**Exercise inputs:**
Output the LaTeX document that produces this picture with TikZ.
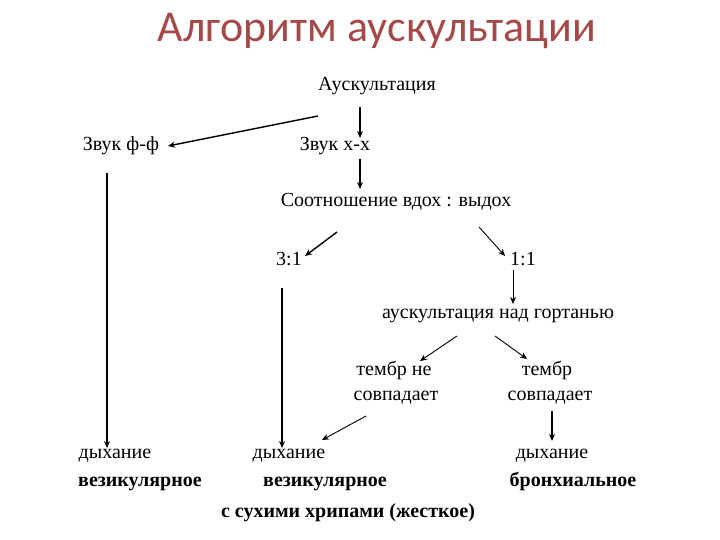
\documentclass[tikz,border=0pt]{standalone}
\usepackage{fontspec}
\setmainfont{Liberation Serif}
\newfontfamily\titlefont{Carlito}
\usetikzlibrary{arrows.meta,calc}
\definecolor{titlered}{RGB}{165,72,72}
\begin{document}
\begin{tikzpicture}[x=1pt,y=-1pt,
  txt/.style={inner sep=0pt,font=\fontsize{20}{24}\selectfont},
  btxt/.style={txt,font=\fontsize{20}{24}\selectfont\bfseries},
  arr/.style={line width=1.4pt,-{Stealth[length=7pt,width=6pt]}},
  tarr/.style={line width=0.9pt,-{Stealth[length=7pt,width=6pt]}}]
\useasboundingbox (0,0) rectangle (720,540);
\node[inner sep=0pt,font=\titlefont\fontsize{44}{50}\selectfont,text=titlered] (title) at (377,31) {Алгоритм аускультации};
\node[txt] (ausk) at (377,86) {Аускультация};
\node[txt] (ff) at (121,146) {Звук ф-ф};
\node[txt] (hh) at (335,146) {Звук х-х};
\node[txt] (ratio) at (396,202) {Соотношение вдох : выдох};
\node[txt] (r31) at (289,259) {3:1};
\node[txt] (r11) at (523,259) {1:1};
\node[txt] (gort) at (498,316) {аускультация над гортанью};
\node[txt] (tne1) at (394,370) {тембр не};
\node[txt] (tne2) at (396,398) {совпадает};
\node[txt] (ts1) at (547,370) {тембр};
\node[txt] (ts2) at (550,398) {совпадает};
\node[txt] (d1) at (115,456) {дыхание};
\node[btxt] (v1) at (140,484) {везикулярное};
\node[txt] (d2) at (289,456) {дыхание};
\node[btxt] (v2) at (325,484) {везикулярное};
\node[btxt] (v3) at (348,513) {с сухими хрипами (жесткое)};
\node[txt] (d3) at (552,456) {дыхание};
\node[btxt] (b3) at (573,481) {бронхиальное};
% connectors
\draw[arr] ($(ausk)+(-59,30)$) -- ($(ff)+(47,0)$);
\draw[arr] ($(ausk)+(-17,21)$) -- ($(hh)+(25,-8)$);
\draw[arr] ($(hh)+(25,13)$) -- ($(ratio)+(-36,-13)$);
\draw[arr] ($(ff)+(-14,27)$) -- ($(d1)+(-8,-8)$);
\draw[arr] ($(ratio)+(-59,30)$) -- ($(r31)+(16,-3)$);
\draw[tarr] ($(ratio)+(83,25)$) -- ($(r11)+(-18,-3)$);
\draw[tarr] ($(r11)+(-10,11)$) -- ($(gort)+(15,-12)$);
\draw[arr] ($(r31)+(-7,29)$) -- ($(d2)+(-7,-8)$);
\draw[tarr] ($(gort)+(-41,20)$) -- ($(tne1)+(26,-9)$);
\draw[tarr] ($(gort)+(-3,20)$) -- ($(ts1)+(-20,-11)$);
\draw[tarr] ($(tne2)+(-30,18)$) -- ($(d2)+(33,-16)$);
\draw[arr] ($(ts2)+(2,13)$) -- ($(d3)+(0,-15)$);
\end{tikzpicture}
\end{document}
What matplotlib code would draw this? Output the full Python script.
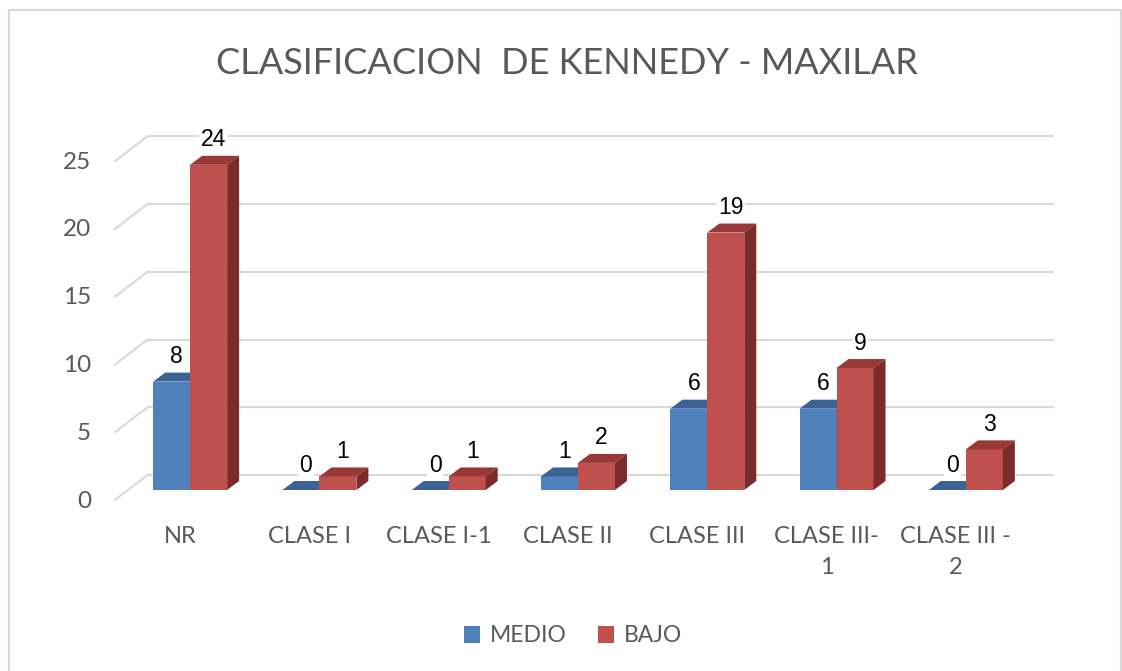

**Written request:** Reproduce the material word for word, minus the images.

**Response to the task:**
Output the LaTeX document that produces this picture with TikZ.
\documentclass[tikz,border=0pt]{standalone}
\usepackage{fontspec}
\setmainfont{Liberation Serif}
\newfontfamily\titlefont{Carlito}
\usetikzlibrary{arrows.meta,calc}
\definecolor{titlered}{RGB}{165,72,72}
\begin{document}
\begin{tikzpicture}[x=1pt,y=-1pt,
  txt/.style={inner sep=0pt,font=\fontsize{20}{24}\selectfont},
  btxt/.style={txt,font=\fontsize{20}{24}\selectfont\bfseries},
  arr/.style={line width=1.4pt,-{Stealth[length=7pt,width=6pt]}},
  tarr/.style={line width=0.9pt,-{Stealth[length=7pt,width=6pt]}}]
\useasboundingbox (0,0) rectangle (720,540);
\node[inner sep=0pt,font=\titlefont\fontsize{44}{50}\selectfont,text=titlered] (title) at (377,31) {Алгоритм аускультации};
\node[txt] (ausk) at (377,86) {Аускультация};
\node[txt] (ff) at (121,146) {Звук ф-ф};
\node[txt] (hh) at (335,146) {Звук х-х};
\node[txt] (ratio) at (396,202) {Соотношение вдох : выдох};
\node[txt] (r31) at (289,259) {3:1};
\node[txt] (r11) at (523,259) {1:1};
\node[txt] (gort) at (498,316) {аускультация над гортанью};
\node[txt] (tne1) at (394,370) {тембр не};
\node[txt] (tne2) at (396,398) {совпадает};
\node[txt] (ts1) at (547,370) {тембр};
\node[txt] (ts2) at (550,398) {совпадает};
\node[txt] (d1) at (115,456) {дыхание};
\node[btxt] (v1) at (140,484) {везикулярное};
\node[txt] (d2) at (289,456) {дыхание};
\node[btxt] (v2) at (325,484) {везикулярное};
\node[btxt] (v3) at (348,513) {с сухими хрипами (жесткое)};
\node[txt] (d3) at (552,456) {дыхание};
\node[btxt] (b3) at (573,481) {бронхиальное};
% connectors
\draw[arr] ($(ausk)+(-59,30)$) -- ($(ff)+(47,0)$);
\draw[arr] ($(ausk)+(-17,21)$) -- ($(hh)+(25,-8)$);
\draw[arr] ($(hh)+(25,13)$) -- ($(ratio)+(-36,-13)$);
\draw[arr] ($(ff)+(-14,27)$) -- ($(d1)+(-8,-8)$);
\draw[arr] ($(ratio)+(-59,30)$) -- ($(r31)+(16,-3)$);
\draw[tarr] ($(ratio)+(83,25)$) -- ($(r11)+(-18,-3)$);
\draw[tarr] ($(r11)+(-10,11)$) -- ($(gort)+(15,-12)$);
\draw[arr] ($(r31)+(-7,29)$) -- ($(d2)+(-7,-8)$);
\draw[tarr] ($(gort)+(-41,20)$) -- ($(tne1)+(26,-9)$);
\draw[tarr] ($(gort)+(-3,20)$) -- ($(ts1)+(-20,-11)$);
\draw[tarr] ($(tne2)+(-30,18)$) -- ($(d2)+(33,-16)$);
\draw[arr] ($(ts2)+(2,13)$) -- ($(d3)+(0,-15)$);
\end{tikzpicture}
\end{document}
What matplotlib code would draw this? Output the full Python script.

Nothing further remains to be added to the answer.